"Can you buy me a chocolate milk?" he asked, holding out a handful of change. "I have the money."
I shook my head before even thinking about it. My friends and I apologized and kept walking. A few steps down the road I stopped in my tracks. Dave had moved on and was asking the next person to buy him a chocolate milk. I looked around. I couldn't see a convenient store where I could run and get him something quickly. I looked at my watch. I would be late if I stopped, and I would hold my friends up. I kept walking.
Here is what I know about Dave:
1) His leg is amputated and he is in a wheelchair.
2) He has some type of cognitive disability.
3) He hangs around Cabbagetown (my neighbourhood) every day and has been doing so since I moved here two years ago.
4) He is somewhere between 55 and 65 years old.
5) He takes his coffee with six sugars.
There are a lot of things I don't know about Dave. I don't know why he is on the street. I don't know where he sleeps at night or if he has family. I don't know what happened to cause his legs to be amputated.

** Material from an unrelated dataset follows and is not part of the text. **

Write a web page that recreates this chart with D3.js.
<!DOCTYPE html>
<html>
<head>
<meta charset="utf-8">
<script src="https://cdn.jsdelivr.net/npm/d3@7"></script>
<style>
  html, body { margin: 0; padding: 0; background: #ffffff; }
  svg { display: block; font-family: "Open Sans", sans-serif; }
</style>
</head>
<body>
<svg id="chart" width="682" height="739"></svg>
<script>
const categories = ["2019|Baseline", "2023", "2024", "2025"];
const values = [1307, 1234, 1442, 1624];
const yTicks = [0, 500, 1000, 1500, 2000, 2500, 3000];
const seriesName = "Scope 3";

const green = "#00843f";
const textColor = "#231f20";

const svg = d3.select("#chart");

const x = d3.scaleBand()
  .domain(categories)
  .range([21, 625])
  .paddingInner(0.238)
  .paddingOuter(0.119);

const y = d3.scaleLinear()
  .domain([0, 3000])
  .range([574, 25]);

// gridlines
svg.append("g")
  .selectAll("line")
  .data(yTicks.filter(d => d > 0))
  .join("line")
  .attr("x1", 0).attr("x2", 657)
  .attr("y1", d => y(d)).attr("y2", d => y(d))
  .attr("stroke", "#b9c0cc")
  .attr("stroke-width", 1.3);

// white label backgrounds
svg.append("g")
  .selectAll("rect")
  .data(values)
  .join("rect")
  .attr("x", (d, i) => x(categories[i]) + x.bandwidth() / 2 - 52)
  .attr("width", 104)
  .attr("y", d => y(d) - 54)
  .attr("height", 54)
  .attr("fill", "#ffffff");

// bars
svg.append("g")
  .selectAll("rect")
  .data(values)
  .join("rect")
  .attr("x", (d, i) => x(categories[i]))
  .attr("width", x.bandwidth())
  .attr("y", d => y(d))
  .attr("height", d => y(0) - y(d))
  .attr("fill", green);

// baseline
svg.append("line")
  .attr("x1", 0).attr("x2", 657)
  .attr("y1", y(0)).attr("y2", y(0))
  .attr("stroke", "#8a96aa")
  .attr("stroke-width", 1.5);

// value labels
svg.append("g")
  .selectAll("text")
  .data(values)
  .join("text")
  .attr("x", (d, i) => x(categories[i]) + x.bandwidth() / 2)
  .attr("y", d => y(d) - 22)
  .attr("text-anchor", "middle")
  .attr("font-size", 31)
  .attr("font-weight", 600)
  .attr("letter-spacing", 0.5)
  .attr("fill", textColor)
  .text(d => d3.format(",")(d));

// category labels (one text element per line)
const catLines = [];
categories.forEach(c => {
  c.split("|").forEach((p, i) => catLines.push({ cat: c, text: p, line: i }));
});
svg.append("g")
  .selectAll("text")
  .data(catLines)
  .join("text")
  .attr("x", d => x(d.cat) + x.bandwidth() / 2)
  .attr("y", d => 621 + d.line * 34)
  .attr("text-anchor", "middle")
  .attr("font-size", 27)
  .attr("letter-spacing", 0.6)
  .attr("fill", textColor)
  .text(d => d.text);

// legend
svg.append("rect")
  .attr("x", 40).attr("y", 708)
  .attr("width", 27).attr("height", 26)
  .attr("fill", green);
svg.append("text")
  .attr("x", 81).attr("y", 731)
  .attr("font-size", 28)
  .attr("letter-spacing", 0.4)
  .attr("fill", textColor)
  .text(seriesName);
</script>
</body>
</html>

I do know that for the two years I have been living here, I have never given Dave the time of day.
Two years ago Sarah at SCH wrote the post Grow Old With Me. I spent a lot of time the next day thinking about that, and thinking about how I had walked away, only caring about myself. My neighbourhood is full of homeless people, and I don't think I have to stop for every one, but this was different. Not only did he have the money in his hand, but Dave has special needs. He is the adult version of so many kids that I love. At one time in his life, Dave was a child. Someone loved him. Someone had dreams for him. There are many teenagers and young adults at SCH right now. They are bright, funny, happy young men and women who were a joy to be around. Where would they be if it weren't for Sarah? Would they, like Dave, be living on the street, asking for food?

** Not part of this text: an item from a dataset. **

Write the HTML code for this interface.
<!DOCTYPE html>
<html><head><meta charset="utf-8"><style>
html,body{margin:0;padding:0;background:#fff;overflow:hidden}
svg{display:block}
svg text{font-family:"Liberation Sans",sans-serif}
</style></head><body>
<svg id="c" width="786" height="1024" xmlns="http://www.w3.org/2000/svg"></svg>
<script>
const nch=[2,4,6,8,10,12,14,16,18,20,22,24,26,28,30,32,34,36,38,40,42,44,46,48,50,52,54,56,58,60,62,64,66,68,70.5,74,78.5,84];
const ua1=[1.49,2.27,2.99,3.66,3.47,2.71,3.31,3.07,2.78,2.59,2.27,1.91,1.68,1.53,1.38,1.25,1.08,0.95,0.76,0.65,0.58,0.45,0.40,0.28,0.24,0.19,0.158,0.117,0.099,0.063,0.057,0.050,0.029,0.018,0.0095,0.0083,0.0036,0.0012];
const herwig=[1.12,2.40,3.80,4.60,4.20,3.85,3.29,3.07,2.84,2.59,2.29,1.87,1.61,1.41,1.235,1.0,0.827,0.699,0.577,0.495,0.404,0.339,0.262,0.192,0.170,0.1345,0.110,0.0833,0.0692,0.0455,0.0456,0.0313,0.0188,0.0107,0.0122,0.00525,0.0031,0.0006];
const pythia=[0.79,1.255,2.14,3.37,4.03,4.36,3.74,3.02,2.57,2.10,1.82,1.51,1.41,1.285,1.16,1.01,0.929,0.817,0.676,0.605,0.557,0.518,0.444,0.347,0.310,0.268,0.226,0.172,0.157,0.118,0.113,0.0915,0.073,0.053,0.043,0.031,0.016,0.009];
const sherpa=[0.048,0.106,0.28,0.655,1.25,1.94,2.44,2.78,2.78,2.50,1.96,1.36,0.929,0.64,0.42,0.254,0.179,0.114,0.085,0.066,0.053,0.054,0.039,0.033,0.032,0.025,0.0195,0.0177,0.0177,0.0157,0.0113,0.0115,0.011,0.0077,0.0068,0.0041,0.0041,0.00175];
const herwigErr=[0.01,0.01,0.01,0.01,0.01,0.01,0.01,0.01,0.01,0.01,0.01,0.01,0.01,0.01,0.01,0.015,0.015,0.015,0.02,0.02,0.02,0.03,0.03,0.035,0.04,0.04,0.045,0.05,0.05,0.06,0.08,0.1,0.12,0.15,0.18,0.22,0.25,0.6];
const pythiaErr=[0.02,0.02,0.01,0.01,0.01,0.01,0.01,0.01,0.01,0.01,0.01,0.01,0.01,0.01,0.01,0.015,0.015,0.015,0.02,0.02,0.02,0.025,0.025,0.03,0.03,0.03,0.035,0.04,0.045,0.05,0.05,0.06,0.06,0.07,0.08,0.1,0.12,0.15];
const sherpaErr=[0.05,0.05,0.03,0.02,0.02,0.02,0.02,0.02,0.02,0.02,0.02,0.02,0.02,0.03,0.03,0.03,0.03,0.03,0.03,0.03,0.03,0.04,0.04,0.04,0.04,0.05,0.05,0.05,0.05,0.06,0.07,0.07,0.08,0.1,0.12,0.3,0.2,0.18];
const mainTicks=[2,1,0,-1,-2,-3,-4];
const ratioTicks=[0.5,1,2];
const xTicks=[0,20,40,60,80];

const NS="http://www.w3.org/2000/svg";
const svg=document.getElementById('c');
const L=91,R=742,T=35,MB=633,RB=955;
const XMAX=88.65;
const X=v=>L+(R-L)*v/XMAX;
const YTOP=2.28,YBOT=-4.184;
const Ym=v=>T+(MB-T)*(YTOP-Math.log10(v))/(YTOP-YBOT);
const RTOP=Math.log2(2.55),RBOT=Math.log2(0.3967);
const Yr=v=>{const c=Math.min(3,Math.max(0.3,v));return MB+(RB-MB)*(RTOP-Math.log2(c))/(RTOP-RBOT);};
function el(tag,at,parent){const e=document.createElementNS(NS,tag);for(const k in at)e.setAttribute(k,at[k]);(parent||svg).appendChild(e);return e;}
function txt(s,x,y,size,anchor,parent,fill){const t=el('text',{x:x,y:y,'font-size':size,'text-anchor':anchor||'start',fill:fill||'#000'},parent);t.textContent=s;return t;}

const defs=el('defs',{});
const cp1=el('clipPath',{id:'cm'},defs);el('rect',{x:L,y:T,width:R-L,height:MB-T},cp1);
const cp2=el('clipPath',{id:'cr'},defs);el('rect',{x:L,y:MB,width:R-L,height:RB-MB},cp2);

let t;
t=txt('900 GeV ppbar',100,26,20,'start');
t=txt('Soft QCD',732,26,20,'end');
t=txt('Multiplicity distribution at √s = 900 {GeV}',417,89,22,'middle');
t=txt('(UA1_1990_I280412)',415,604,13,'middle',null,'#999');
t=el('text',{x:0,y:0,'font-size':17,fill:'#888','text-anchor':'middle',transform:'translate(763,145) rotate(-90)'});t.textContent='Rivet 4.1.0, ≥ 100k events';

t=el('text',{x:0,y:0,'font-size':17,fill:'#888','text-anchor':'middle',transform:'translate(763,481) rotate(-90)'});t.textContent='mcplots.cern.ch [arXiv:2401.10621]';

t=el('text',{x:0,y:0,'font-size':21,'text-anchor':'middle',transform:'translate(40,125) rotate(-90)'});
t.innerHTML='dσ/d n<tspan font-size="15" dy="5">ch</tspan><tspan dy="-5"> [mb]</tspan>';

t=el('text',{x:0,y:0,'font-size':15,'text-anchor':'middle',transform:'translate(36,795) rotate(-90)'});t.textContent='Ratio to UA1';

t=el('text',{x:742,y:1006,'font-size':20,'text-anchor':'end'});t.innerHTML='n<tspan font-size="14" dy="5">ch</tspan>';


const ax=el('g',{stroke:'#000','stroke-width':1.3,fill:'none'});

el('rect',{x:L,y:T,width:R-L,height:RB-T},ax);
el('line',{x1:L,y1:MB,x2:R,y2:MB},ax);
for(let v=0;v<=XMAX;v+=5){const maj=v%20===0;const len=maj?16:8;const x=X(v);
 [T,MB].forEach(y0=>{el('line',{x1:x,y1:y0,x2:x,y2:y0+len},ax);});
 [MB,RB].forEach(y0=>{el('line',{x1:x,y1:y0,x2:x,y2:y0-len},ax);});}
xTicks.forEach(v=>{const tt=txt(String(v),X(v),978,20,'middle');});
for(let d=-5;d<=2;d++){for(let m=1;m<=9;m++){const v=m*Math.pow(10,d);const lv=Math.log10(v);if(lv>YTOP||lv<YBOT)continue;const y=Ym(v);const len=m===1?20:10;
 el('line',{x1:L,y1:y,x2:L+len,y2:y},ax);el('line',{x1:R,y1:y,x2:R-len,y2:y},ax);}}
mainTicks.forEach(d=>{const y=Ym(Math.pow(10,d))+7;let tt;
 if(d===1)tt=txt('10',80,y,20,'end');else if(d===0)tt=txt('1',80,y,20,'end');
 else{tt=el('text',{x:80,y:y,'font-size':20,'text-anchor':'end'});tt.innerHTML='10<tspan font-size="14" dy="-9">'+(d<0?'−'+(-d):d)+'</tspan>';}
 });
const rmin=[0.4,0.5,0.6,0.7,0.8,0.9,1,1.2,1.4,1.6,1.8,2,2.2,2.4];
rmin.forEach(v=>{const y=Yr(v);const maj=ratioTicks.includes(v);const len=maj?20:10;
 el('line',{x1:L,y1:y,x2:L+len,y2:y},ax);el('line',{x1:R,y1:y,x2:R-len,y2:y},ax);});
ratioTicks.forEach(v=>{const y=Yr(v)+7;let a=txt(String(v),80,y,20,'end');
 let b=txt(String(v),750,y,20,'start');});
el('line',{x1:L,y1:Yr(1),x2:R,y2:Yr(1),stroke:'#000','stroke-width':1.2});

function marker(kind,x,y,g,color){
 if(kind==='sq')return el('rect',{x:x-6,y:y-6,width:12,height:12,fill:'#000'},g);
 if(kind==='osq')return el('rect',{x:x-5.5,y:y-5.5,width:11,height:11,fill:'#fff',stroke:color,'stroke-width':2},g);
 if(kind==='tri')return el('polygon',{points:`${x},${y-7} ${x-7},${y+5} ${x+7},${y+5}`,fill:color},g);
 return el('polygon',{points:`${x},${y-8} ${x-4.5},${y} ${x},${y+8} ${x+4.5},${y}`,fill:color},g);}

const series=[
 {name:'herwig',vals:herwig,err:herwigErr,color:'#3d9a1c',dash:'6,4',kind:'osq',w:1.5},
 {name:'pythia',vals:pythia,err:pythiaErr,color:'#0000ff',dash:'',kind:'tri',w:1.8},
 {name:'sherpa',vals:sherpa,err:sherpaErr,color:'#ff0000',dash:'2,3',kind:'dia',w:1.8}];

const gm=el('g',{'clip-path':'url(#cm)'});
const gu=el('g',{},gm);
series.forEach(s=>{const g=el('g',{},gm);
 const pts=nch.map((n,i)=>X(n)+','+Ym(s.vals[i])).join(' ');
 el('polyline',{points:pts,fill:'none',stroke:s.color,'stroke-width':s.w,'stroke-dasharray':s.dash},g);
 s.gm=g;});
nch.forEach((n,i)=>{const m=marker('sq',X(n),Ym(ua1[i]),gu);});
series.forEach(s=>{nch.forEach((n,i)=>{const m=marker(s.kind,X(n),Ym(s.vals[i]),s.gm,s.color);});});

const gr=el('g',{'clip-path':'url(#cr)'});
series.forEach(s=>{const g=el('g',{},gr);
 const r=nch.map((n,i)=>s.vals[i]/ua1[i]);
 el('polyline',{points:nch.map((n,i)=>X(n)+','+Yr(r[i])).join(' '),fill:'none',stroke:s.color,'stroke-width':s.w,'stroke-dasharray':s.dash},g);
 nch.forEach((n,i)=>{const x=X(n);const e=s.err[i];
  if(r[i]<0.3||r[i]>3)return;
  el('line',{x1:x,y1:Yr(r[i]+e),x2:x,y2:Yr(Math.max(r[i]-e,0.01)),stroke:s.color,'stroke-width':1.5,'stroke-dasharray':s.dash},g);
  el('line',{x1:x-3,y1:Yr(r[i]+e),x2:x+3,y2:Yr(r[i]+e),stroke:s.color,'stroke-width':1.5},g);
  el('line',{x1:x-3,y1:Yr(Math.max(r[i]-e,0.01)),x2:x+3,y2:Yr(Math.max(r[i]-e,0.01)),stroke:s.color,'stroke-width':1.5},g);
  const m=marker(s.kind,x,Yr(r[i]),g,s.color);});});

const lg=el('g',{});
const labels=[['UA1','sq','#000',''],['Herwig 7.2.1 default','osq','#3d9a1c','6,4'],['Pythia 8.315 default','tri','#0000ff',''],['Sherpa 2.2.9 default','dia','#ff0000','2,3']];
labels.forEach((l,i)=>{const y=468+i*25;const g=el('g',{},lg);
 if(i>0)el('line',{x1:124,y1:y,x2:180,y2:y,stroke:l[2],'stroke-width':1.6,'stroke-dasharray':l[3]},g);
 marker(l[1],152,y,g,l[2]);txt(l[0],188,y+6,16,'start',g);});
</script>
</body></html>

What about the little ones? They are small and cute now, but what about 20, 30, or 40 years from now? They have SCH, and likely will be safe, fed, and loved there. But what if they had never been brought to SCH? Where would these beautiful kids be?

This doesn't only apply to India. I think of the kids I work with here in Toronto who have loving families. I remember watching a documentary where a mother, whose daughter was autistic, said that her biggest fear was that her daughter would outlive her, because she wouldn't be able to guarantee her care.
This was a reminder to me. First of all, a reminder to be more aware of the people around me. To think less of my schedule and my plans and my life, and more about what I can do to serve others. Second, a reminder that as people grow, their need for love doesn't diminish. I spend so much of my time focusing on the little ones, but I need to open my heart to those that are already grown. They are just as deserving, and there is probably a lot I can learn from them.
After work the following day I passed Dave on the street and asked him if I could get him anything. "No, someone is getting me a juice," he said, pointing to a middle aged woman crossing the street with an apple juice in hand. "Are you hungry?" I asked. "I'm okay... I had supper," he told me. I wished him a good night and went along my way.